<<<<

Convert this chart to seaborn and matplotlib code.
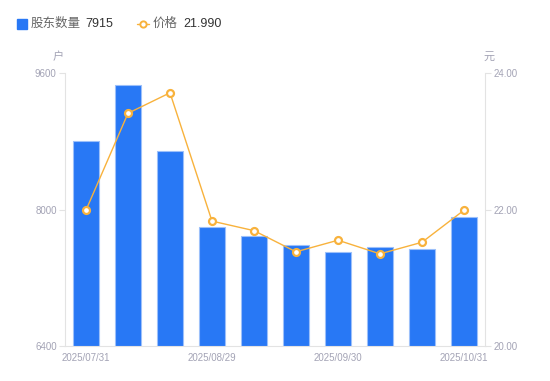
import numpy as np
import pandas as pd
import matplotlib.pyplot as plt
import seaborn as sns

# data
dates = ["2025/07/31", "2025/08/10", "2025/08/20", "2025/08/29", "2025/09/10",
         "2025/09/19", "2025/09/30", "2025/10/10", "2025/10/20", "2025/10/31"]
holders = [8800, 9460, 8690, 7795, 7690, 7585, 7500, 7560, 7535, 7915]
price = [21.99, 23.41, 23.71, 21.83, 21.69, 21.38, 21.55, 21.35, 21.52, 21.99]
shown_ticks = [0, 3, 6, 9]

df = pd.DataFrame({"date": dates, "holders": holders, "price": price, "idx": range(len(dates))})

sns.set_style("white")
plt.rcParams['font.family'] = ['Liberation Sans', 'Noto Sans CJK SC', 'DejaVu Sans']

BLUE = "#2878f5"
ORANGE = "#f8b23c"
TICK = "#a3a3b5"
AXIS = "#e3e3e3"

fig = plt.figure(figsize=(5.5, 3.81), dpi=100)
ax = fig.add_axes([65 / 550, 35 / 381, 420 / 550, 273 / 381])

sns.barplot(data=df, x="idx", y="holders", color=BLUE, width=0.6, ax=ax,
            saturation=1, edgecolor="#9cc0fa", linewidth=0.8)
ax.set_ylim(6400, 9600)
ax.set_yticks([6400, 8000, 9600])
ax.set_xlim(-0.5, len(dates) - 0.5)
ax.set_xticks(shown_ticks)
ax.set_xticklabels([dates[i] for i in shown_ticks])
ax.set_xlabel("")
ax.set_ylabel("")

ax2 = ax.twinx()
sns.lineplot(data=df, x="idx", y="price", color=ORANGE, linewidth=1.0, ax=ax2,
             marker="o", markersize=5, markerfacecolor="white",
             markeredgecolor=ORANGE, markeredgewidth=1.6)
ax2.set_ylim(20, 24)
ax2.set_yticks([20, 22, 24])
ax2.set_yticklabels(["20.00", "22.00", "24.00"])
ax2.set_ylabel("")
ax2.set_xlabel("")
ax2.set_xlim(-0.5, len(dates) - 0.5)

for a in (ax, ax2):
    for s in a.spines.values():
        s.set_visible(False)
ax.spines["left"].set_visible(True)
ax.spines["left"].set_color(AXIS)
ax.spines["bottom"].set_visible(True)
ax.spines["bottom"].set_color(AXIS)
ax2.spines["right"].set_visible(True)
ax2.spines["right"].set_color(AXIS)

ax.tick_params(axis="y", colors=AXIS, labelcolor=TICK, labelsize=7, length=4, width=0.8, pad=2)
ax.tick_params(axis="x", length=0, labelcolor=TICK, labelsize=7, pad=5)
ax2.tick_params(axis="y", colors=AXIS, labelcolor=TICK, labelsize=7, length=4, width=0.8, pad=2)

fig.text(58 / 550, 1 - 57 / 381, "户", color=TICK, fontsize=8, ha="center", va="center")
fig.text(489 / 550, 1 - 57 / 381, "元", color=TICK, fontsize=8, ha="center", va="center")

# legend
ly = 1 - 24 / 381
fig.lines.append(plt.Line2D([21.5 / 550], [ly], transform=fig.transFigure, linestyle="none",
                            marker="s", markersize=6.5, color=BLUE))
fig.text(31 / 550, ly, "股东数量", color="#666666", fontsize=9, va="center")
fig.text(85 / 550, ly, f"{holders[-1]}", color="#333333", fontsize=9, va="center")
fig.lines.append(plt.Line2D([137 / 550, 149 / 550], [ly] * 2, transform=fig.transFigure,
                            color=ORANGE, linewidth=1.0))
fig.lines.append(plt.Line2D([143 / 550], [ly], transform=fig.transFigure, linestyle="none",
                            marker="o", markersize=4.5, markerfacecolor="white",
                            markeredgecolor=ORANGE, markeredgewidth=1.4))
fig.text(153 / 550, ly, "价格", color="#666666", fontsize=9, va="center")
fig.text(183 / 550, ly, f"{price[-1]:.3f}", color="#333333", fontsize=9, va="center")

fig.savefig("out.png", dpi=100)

>>>>

▶ [WRITTEN TASK]:
Transcribe the listing in full and omit the pictures.

▶ [SOLUTION FOR THIS PROBLEM]:
Convert this chart to seaborn and matplotlib code.
import numpy as np
import pandas as pd
import matplotlib.pyplot as plt
import seaborn as sns

# data
dates = ["2025/07/31", "2025/08/10", "2025/08/20", "2025/08/29", "2025/09/10",
         "2025/09/19", "2025/09/30", "2025/10/10", "2025/10/20", "2025/10/31"]
holders = [8800, 9460, 8690, 7795, 7690, 7585, 7500, 7560, 7535, 7915]
price = [21.99, 23.41, 23.71, 21.83, 21.69, 21.38, 21.55, 21.35, 21.52, 21.99]
shown_ticks = [0, 3, 6, 9]

df = pd.DataFrame({"date": dates, "holders": holders, "price": price, "idx": range(len(dates))})

sns.set_style("white")
plt.rcParams['font.family'] = ['Liberation Sans', 'Noto Sans CJK SC', 'DejaVu Sans']

BLUE = "#2878f5"
ORANGE = "#f8b23c"
TICK = "#a3a3b5"
AXIS = "#e3e3e3"

fig = plt.figure(figsize=(5.5, 3.81), dpi=100)
ax = fig.add_axes([65 / 550, 35 / 381, 420 / 550, 273 / 381])

sns.barplot(data=df, x="idx", y="holders", color=BLUE, width=0.6, ax=ax,
            saturation=1, edgecolor="#9cc0fa", linewidth=0.8)
ax.set_ylim(6400, 9600)
ax.set_yticks([6400, 8000, 9600])
ax.set_xlim(-0.5, len(dates) - 0.5)
ax.set_xticks(shown_ticks)
ax.set_xticklabels([dates[i] for i in shown_ticks])
ax.set_xlabel("")
ax.set_ylabel("")

ax2 = ax.twinx()
sns.lineplot(data=df, x="idx", y="price", color=ORANGE, linewidth=1.0, ax=ax2,
             marker="o", markersize=5, markerfacecolor="white",
             markeredgecolor=ORANGE, markeredgewidth=1.6)
ax2.set_ylim(20, 24)
ax2.set_yticks([20, 22, 24])
ax2.set_yticklabels(["20.00", "22.00", "24.00"])
ax2.set_ylabel("")
ax2.set_xlabel("")
ax2.set_xlim(-0.5, len(dates) - 0.5)

for a in (ax, ax2):
    for s in a.spines.values():
        s.set_visible(False)
ax.spines["left"].set_visible(True)
ax.spines["left"].set_color(AXIS)
ax.spines["bottom"].set_visible(True)
ax.spines["bottom"].set_color(AXIS)
ax2.spines["right"].set_visible(True)
ax2.spines["right"].set_color(AXIS)

ax.tick_params(axis="y", colors=AXIS, labelcolor=TICK, labelsize=7, length=4, width=0.8, pad=2)
ax.tick_params(axis="x", length=0, labelcolor=TICK, labelsize=7, pad=5)
ax2.tick_params(axis="y", colors=AXIS, labelcolor=TICK, labelsize=7, length=4, width=0.8, pad=2)

fig.text(58 / 550, 1 - 57 / 381, "户", color=TICK, fontsize=8, ha="center", va="center")
fig.text(489 / 550, 1 - 57 / 381, "元", color=TICK, fontsize=8, ha="center", va="center")

# legend
ly = 1 - 24 / 381
fig.lines.append(plt.Line2D([21.5 / 550], [ly], transform=fig.transFigure, linestyle="none",
                            marker="s", markersize=6.5, color=BLUE))
fig.text(31 / 550, ly, "股东数量", color="#666666", fontsize=9, va="center")
fig.text(85 / 550, ly, f"{holders[-1]}", color="#333333", fontsize=9, va="center")
fig.lines.append(plt.Line2D([137 / 550, 149 / 550], [ly] * 2, transform=fig.transFigure,
                            color=ORANGE, linewidth=1.0))
fig.lines.append(plt.Line2D([143 / 550], [ly], transform=fig.transFigure, linestyle="none",
                            marker="o", markersize=4.5, markerfacecolor="white",
                            markeredgecolor=ORANGE, markeredgewidth=1.4))
fig.text(153 / 550, ly, "价格", color="#666666", fontsize=9, va="center")
fig.text(183 / 550, ly, f"{price[-1]:.3f}", color="#333333", fontsize=9, va="center")

fig.savefig("out.png", dpi=100)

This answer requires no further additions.